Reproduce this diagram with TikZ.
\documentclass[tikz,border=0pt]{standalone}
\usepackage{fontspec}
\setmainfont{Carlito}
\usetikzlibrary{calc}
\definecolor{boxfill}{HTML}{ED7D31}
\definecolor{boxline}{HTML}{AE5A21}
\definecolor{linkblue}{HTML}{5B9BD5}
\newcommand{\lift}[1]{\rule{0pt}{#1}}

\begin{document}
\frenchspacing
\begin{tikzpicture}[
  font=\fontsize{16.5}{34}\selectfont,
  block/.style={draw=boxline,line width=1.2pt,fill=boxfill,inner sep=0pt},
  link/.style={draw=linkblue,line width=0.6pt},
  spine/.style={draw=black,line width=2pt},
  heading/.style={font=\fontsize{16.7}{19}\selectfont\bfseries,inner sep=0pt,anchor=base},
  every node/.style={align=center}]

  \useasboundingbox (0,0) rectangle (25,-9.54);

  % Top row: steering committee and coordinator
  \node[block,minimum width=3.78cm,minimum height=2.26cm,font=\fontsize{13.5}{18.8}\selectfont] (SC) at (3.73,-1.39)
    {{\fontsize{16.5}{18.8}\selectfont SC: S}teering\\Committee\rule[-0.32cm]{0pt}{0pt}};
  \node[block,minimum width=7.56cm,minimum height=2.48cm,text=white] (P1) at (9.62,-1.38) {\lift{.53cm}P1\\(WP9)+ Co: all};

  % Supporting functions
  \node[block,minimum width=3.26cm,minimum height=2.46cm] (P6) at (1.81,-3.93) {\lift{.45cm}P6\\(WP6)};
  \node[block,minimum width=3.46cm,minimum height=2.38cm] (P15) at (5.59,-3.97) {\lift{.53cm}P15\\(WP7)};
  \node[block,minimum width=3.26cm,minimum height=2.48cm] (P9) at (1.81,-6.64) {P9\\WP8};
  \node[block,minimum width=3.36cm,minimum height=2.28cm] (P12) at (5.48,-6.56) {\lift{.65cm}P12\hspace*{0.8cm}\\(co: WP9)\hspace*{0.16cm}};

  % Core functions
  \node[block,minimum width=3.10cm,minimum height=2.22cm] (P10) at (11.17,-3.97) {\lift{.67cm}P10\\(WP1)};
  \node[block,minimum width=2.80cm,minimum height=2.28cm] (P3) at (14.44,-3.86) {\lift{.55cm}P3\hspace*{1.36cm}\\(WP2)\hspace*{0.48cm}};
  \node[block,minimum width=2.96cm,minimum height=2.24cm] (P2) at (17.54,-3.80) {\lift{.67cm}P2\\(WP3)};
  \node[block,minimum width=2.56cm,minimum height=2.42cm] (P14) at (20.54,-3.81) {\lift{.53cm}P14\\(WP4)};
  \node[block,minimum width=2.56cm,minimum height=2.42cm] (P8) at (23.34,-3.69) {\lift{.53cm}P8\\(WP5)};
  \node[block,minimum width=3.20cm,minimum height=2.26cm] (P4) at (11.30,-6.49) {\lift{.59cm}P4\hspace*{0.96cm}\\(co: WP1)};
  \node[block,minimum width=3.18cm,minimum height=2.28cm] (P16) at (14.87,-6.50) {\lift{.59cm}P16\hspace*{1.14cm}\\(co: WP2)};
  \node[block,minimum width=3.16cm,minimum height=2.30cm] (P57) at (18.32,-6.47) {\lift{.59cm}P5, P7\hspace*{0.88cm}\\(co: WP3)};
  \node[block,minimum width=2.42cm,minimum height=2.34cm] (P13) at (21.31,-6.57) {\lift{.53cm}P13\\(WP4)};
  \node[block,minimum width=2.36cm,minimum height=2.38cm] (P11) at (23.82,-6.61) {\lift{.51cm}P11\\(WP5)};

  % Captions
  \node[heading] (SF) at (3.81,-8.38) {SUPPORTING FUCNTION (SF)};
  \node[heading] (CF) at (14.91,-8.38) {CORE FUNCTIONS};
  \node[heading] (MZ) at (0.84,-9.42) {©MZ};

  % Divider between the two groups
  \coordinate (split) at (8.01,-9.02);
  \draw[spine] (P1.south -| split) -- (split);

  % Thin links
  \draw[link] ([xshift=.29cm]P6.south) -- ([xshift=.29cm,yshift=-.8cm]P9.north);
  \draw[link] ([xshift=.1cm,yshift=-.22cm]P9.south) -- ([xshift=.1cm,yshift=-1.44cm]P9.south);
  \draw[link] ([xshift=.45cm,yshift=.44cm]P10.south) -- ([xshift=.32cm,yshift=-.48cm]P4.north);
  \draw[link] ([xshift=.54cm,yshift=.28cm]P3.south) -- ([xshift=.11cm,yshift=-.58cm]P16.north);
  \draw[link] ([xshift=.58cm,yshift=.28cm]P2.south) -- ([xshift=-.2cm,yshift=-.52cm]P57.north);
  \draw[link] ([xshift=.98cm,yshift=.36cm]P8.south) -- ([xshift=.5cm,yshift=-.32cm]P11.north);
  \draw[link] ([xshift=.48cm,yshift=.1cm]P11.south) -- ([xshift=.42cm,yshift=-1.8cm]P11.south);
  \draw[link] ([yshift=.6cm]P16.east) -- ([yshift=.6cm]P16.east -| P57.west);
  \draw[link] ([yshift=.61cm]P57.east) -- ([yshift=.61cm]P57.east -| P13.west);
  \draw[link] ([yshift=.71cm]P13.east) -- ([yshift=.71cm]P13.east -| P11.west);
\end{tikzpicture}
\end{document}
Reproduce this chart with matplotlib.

==========

### Written instruction:
Exactly as written above, please repeat the entries.

### Task result:
Reproduce this diagram with TikZ.
\documentclass[tikz,border=0pt]{standalone}
\usepackage{fontspec}
\setmainfont{Carlito}
\usetikzlibrary{calc}
\definecolor{boxfill}{HTML}{ED7D31}
\definecolor{boxline}{HTML}{AE5A21}
\definecolor{linkblue}{HTML}{5B9BD5}
\newcommand{\lift}[1]{\rule{0pt}{#1}}

\begin{document}
\frenchspacing
\begin{tikzpicture}[
  font=\fontsize{16.5}{34}\selectfont,
  block/.style={draw=boxline,line width=1.2pt,fill=boxfill,inner sep=0pt},
  link/.style={draw=linkblue,line width=0.6pt},
  spine/.style={draw=black,line width=2pt},
  heading/.style={font=\fontsize{16.7}{19}\selectfont\bfseries,inner sep=0pt,anchor=base},
  every node/.style={align=center}]

  \useasboundingbox (0,0) rectangle (25,-9.54);

  % Top row: steering committee and coordinator
  \node[block,minimum width=3.78cm,minimum height=2.26cm,font=\fontsize{13.5}{18.8}\selectfont] (SC) at (3.73,-1.39)
    {{\fontsize{16.5}{18.8}\selectfont SC: S}teering\\Committee\rule[-0.32cm]{0pt}{0pt}};
  \node[block,minimum width=7.56cm,minimum height=2.48cm,text=white] (P1) at (9.62,-1.38) {\lift{.53cm}P1\\(WP9)+ Co: all};

  % Supporting functions
  \node[block,minimum width=3.26cm,minimum height=2.46cm] (P6) at (1.81,-3.93) {\lift{.45cm}P6\\(WP6)};
  \node[block,minimum width=3.46cm,minimum height=2.38cm] (P15) at (5.59,-3.97) {\lift{.53cm}P15\\(WP7)};
  \node[block,minimum width=3.26cm,minimum height=2.48cm] (P9) at (1.81,-6.64) {P9\\WP8};
  \node[block,minimum width=3.36cm,minimum height=2.28cm] (P12) at (5.48,-6.56) {\lift{.65cm}P12\hspace*{0.8cm}\\(co: WP9)\hspace*{0.16cm}};

  % Core functions
  \node[block,minimum width=3.10cm,minimum height=2.22cm] (P10) at (11.17,-3.97) {\lift{.67cm}P10\\(WP1)};
  \node[block,minimum width=2.80cm,minimum height=2.28cm] (P3) at (14.44,-3.86) {\lift{.55cm}P3\hspace*{1.36cm}\\(WP2)\hspace*{0.48cm}};
  \node[block,minimum width=2.96cm,minimum height=2.24cm] (P2) at (17.54,-3.80) {\lift{.67cm}P2\\(WP3)};
  \node[block,minimum width=2.56cm,minimum height=2.42cm] (P14) at (20.54,-3.81) {\lift{.53cm}P14\\(WP4)};
  \node[block,minimum width=2.56cm,minimum height=2.42cm] (P8) at (23.34,-3.69) {\lift{.53cm}P8\\(WP5)};
  \node[block,minimum width=3.20cm,minimum height=2.26cm] (P4) at (11.30,-6.49) {\lift{.59cm}P4\hspace*{0.96cm}\\(co: WP1)};
  \node[block,minimum width=3.18cm,minimum height=2.28cm] (P16) at (14.87,-6.50) {\lift{.59cm}P16\hspace*{1.14cm}\\(co: WP2)};
  \node[block,minimum width=3.16cm,minimum height=2.30cm] (P57) at (18.32,-6.47) {\lift{.59cm}P5, P7\hspace*{0.88cm}\\(co: WP3)};
  \node[block,minimum width=2.42cm,minimum height=2.34cm] (P13) at (21.31,-6.57) {\lift{.53cm}P13\\(WP4)};
  \node[block,minimum width=2.36cm,minimum height=2.38cm] (P11) at (23.82,-6.61) {\lift{.51cm}P11\\(WP5)};

  % Captions
  \node[heading] (SF) at (3.81,-8.38) {SUPPORTING FUCNTION (SF)};
  \node[heading] (CF) at (14.91,-8.38) {CORE FUNCTIONS};
  \node[heading] (MZ) at (0.84,-9.42) {©MZ};

  % Divider between the two groups
  \coordinate (split) at (8.01,-9.02);
  \draw[spine] (P1.south -| split) -- (split);

  % Thin links
  \draw[link] ([xshift=.29cm]P6.south) -- ([xshift=.29cm,yshift=-.8cm]P9.north);
  \draw[link] ([xshift=.1cm,yshift=-.22cm]P9.south) -- ([xshift=.1cm,yshift=-1.44cm]P9.south);
  \draw[link] ([xshift=.45cm,yshift=.44cm]P10.south) -- ([xshift=.32cm,yshift=-.48cm]P4.north);
  \draw[link] ([xshift=.54cm,yshift=.28cm]P3.south) -- ([xshift=.11cm,yshift=-.58cm]P16.north);
  \draw[link] ([xshift=.58cm,yshift=.28cm]P2.south) -- ([xshift=-.2cm,yshift=-.52cm]P57.north);
  \draw[link] ([xshift=.98cm,yshift=.36cm]P8.south) -- ([xshift=.5cm,yshift=-.32cm]P11.north);
  \draw[link] ([xshift=.48cm,yshift=.1cm]P11.south) -- ([xshift=.42cm,yshift=-1.8cm]P11.south);
  \draw[link] ([yshift=.6cm]P16.east) -- ([yshift=.6cm]P16.east -| P57.west);
  \draw[link] ([yshift=.61cm]P57.east) -- ([yshift=.61cm]P57.east -| P13.west);
  \draw[link] ([yshift=.71cm]P13.east) -- ([yshift=.71cm]P13.east -| P11.west);
\end{tikzpicture}
\end{document}
Reproduce this chart with matplotlib.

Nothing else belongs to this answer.